Anthology et après : canonisation d’un rendez‑vous manqué
La publication d’“Anthology 1” en 1995 a sanctuarisé l’audition Decca dans l’histoire officielle des Beatles. Les cinq titres retenus, restaurés, ont permis à des millions d’auditeurs d’entendre ce moment autrement qu’en copies granuleuses. Depuis, chaque réapparition de la tape alimente des passions : ventes aux enchères, découvertes de copies en meilleur état, débats sur l’intégrité et l’ordre des morceaux. Mais l’essentiel est ailleurs : l’audition a quitté le rang des curiosités pour entrer dans l’archive vivante qui explique pourquoi, en 1962, quatre jeunes hommes ont pu saisir une chance.
Leçon d’industrie : le non qui ouvre un oui
L’histoire de la musique populaire est peuplée de refus féconds. Le non de Decca a contraint les Beatles à documenter leur travail, à montrer ce qu’ils savaient faire, à rencontrer les bons acteurs au bon moment. Il a offert à George Martin de quoi entendre avant d’inviter. Il a, en somme, fait gagner du temps là où il semblait en faire perdre.

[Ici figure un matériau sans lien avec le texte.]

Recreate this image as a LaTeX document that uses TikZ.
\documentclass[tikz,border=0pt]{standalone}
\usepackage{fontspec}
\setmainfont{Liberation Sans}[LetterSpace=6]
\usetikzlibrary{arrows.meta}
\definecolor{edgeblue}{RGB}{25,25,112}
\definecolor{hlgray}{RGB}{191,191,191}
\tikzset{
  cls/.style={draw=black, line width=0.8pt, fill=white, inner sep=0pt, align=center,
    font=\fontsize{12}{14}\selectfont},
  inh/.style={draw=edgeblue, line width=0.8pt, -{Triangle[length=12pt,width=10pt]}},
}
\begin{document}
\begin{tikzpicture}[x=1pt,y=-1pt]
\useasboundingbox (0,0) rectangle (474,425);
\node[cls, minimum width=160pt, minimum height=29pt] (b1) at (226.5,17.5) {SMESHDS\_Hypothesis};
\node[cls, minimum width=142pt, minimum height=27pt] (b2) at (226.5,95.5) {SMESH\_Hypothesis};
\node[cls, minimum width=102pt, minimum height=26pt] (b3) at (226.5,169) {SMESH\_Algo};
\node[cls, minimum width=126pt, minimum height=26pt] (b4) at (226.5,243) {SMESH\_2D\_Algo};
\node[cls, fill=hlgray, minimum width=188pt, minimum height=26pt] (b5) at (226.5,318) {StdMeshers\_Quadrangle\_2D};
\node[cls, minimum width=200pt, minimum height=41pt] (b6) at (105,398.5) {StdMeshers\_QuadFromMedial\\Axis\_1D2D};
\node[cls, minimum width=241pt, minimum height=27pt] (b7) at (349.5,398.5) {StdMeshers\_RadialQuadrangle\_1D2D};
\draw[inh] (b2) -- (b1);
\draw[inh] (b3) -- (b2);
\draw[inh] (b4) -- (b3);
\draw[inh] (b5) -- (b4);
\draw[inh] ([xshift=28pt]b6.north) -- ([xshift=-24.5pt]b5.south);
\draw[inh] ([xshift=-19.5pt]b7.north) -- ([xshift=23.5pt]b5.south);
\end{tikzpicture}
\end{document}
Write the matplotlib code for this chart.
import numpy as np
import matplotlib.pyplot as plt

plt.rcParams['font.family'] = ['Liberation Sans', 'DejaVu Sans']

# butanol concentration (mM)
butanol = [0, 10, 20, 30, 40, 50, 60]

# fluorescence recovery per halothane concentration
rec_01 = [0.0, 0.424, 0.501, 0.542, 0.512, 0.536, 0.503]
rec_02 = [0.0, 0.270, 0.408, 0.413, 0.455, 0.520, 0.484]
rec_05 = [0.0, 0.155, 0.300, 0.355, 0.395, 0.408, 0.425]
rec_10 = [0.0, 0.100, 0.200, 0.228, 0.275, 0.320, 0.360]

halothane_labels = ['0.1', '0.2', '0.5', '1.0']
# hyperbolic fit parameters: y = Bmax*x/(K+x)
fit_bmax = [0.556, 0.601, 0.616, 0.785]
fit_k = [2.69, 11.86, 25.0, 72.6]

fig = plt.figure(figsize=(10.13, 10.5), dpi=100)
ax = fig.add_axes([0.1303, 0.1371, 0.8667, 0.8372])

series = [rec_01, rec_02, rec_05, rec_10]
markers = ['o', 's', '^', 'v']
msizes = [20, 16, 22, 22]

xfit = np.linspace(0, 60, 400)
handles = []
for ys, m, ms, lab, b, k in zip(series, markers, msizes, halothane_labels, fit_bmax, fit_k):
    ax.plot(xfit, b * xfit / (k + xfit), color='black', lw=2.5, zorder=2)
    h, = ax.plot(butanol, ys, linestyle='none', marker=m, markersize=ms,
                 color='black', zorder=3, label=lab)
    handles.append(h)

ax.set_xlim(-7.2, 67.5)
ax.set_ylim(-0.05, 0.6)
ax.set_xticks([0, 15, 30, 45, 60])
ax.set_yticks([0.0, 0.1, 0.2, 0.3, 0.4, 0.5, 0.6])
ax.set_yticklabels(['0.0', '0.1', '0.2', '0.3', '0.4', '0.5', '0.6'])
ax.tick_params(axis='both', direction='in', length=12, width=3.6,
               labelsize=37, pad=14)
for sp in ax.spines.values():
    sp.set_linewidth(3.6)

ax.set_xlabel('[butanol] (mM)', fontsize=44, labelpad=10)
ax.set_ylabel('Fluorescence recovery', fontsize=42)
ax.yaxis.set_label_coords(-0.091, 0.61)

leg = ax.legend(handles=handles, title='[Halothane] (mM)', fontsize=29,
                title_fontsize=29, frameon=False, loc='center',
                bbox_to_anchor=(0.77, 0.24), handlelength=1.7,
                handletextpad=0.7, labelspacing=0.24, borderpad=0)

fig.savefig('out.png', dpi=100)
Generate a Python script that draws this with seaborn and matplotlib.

Ce qui fait la force du récit, aujourd’hui, n’est pas l’aveuglement d’un label mais la résilience d’une équipe. C’est aussi une leçon de mémoire : la petite phrase « guitar groups are on the way out » a survécu parce qu’elle sonne bien ; notre travail, à Yellow‑Sub.net, est de lui rendre son cadre. À ce cadre, la musique ajoute la seule preuve qui vaille : une bande jouée en une prise, le premier jour d’une année, qui a, sans le savoir, changé la musique anglaise.
Du rejet au décollage
Le 1er janvier 1962 aux studios Decca n’a pas produit un contrat. Il a produit mieux : un document qui a franchi la vitrine d’HMV, attiré un éditeur, intrigué George Martin, ouvert la porte d’Abbey Road, précipité l’arrivée de Ringo Starr, débouché sur “Love Me Do”, puis sur la déflagration de 1963. On peut continuer de sourire à la petite phrase — elle est bonne —, mais on gagnera à écouter la bande. Car c’est là, dans ces quinze titres captés à la va‑vite, que l’on entend le plus clairement cette vérité simple : parfois, la mauvaise décision d’un autre vous met exactement sur la bonne voie.